Um relatório divulgado nesta segunda-feira (17) pela Comissão Pastoral da Terra (CPT) aponta um preocupante aumento na violência no campo em 2022. De acordo com o estudo, foram registradas 553 ocorrências que vitimaram 1.065 pessoas, um aumento de 50% em relação a 2021, que teve 368 ocorrências com 819 vítimas. Povos tradicionais, como indígenas, foram os mais atingidos pelos conflitos.
Entre as 47 pessoas assassinadas no campo em 2022, 38% eram indígenas, o que representa um total de 18 casos. Trabalhadores sem-terra, ambientalistas, assentados e trabalhadores assalariados também figuram na lista de vítimas. Além disso, as mortes do indigenista Bruno Pereira e do jornalista Dom Phillips no Vale do Javari, no Amazonas, somam-se ao cenário crítico de vítimas dos conflitos agrários de 2022.
O número de assassinatos por conflitos no campo em 2022 representa um aumento de 30,55% em relação a 2021 (36 mortes) e 123% em comparação com os dados de 2020 (21 mortes). Destaque para os casos ocorridos em Mato Grosso do Sul, em territórios de retomada dos indígenas Guarani-Kaiowá, que registraram seis indígenas vitimados entre maio e dezembro. Três dessas mortes ocorreram em ação de retomada da Tekoha Guapoy, no interior da Reserva Indígena de Amambai. No local, emboscadas e perseguições resultaram na morte de Vitor Fernandes em 24 de junho de 2022, durante despejo ilegal executado pela Polícia Militar do estado, em ação que deixou mais 15 pessoas feridas. As outras vítimas foram Márcio Moreira e Vitorino Sanches, o segundo uma liderança assassinada no centro de Amambai e que já havia sobrevivido a outra investida similar enquanto dirigia pela estrada que dá acesso a Tekoha.
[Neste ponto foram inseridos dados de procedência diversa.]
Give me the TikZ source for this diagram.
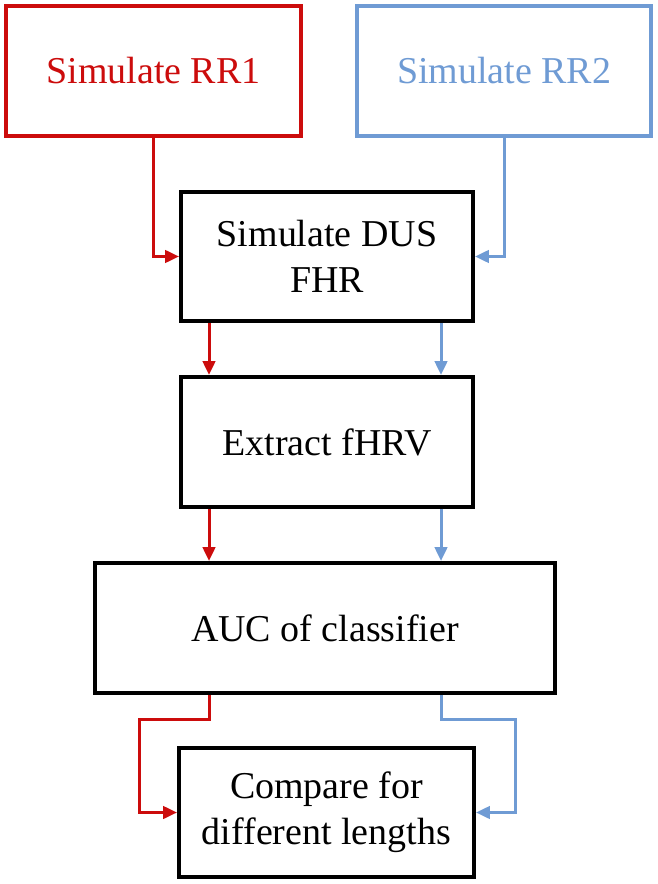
\documentclass[tikz,border=0pt]{standalone}
\usepackage{fontspec}
\setmainfont{Liberation Serif}
\usepackage{xcolor}
\usepackage{tikz}
\usetikzlibrary{arrows.meta}
\usetikzlibrary{positioning}
\definecolor{rrred}{RGB}{204,12,12}
\definecolor{rrblue}{RGB}{111,155,212}

\begin{document}
\begin{tikzpicture}[x=0.02cm,y=-0.02cm,
        box/.style={draw,line width=0.08cm,align=center,inner sep=0pt,
            font=\fontsize{21.6}{26}\selectfont,minimum height=2.6cm},
        redline/.style={rrred,line width=0.06cm,-{Triangle[length=0.28cm,width=0.25cm]}},
        blueline/.style={rrblue,line width=0.06cm,-{Triangle[length=0.28cm,width=0.25cm]}}]
        \useasboundingbox (0,0) rectangle (657,884);
        % the two inputs
        \node[box,draw=rrred,text=rrred,minimum width=5.9cm] (rrone) at (153.5,71) {Simulate RR1};
        \node[box,draw=rrblue,text=rrblue,minimum width=5.9cm] (rrtwo) at (504,71) {Simulate RR2};
        % processing steps
        \node[box,minimum width=5.84cm] (dus) at (327,256.5) {Simulate DUS\\FHR};
        \node[box,minimum width=5.84cm] (extract) at (327,442) {Extract fHRV};
        \node[box,minimum width=9.2cm] (auc) at (325,628) {AUC of classifier};
        \node[box,minimum width=5.9cm] (compare) at (326.5,812.5) {Compare for\\different lengths};
        \coordinate (rx) at (209,0);
        \coordinate (bx) at (441,0);
        \coordinate (rbend) at (139,719);
        \coordinate (bbend) at (515,719);
        \draw[redline] (rrone.south) |- (dus.west);
        \draw[blueline] (rrtwo.south) |- (dus.east);
        \draw[redline] (dus.south -| rx) -- (extract.north -| rx);
        \draw[blueline] (dus.south -| bx) -- (extract.north -| bx);
        \draw[redline] (extract.south -| rx) -- (auc.north -| rx);
        \draw[blueline] (extract.south -| bx) -- (auc.north -| bx);
        \draw[redline] (auc.south -| rx) |- (rbend) |- (compare.west);
        \draw[blueline] (auc.south -| bx) |- (bbend) |- (compare.east);
    \end{tikzpicture}
\end{document}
A CPT destaca que houve uma queda nas ocupações de terra e um aumento dos conflitos dentro das comunidades ocupadas por populações tradicionais. “Há um ataque efetivo contra as comunidades indígenas, de forma específica”, afirma Isolete Wichinieski, da Coordenação Nacional da CPT.
Mulheres e crianças
O número de tentativas de assassinato e ameaças de morte no campo atingiu níveis alarmantes em 2022, de acordo com o relatório anual da Comissão Pastoral da Terra (CPT). O documento aponta que 123 tentativas de assassinato foram notificadas, um aumento de 272% em relação ao ano anterior, quando foram registrados apenas 33 casos. Além disso, houve um aumento de 43,05% nas ameaças de morte, que passaram de 144 em 2021 para 206 em 2022.
A maioria dessas violências por conflitos no campo afetou especificamente mulheres, com seis assassinatos registrados, o mesmo número ocorrido em 2016 e 2017. As mulheres também foram alvo de outras formas de violência, como ameaças de morte (47 casos, representando 27% do total), intimidação (32 casos, 18%), criminalização (14 casos, 8%), tentativa de assassinato (13 casos, 7%) e agressão e humilhação (9 cada, 5%).
Crianças e adolescentes também estão sendo alvo desse tipo de violência, com nove adolescentes e uma criança mortos no campo de 2019 a 2022, segundo os números levantados pela CPT. Cinco dessas vítimas eram indígenas. Entre os casos de violência contra a pessoa, a morte em consequência de conflito registrou 113 casos, com 103 ocorrendo na Terra Indígena Yanomami e 91 vítimas sendo crianças, representando 80,5% dos casos. A crise humanitária de saúde e segurança do povo Yanomami tem sido agravada nos últimos anos pela invasão de suas terras por garimpeiros.
“O futuro das comunidades indígenas está ameaçado, não só pela invasão de suas terras e o assassinato de lideranças, mas por impedir a existência das próximas gerações”, alerta Isolete, dirigente da CPT. Ela cobra do novo governo ações que cumpram a promessa de proteção territorial e reforma agrária, que exigem orçamento e pessoal. Ela também destaca a importância de reformar e ampliar o programa de defensores de direitos humanos para enfrentar as graves ameaças e impedir o assassinato recorrente de lideranças comunitárias no campo.
O relatório anual da CPT referente a 2022 aponta um total de 2.018 ocorrências de conflitos no campo, envolvendo 909,4 mil pessoas e mais de 80,1 milhões hectares de terra em disputa em todo o território nacional, o que corresponde à média de um conflito a cada quatro horas. Esses dados mostram a gravidade da situação e a necessidade de ações concretas para proteger as vidas e os direitos das pessoas que vivem no campo.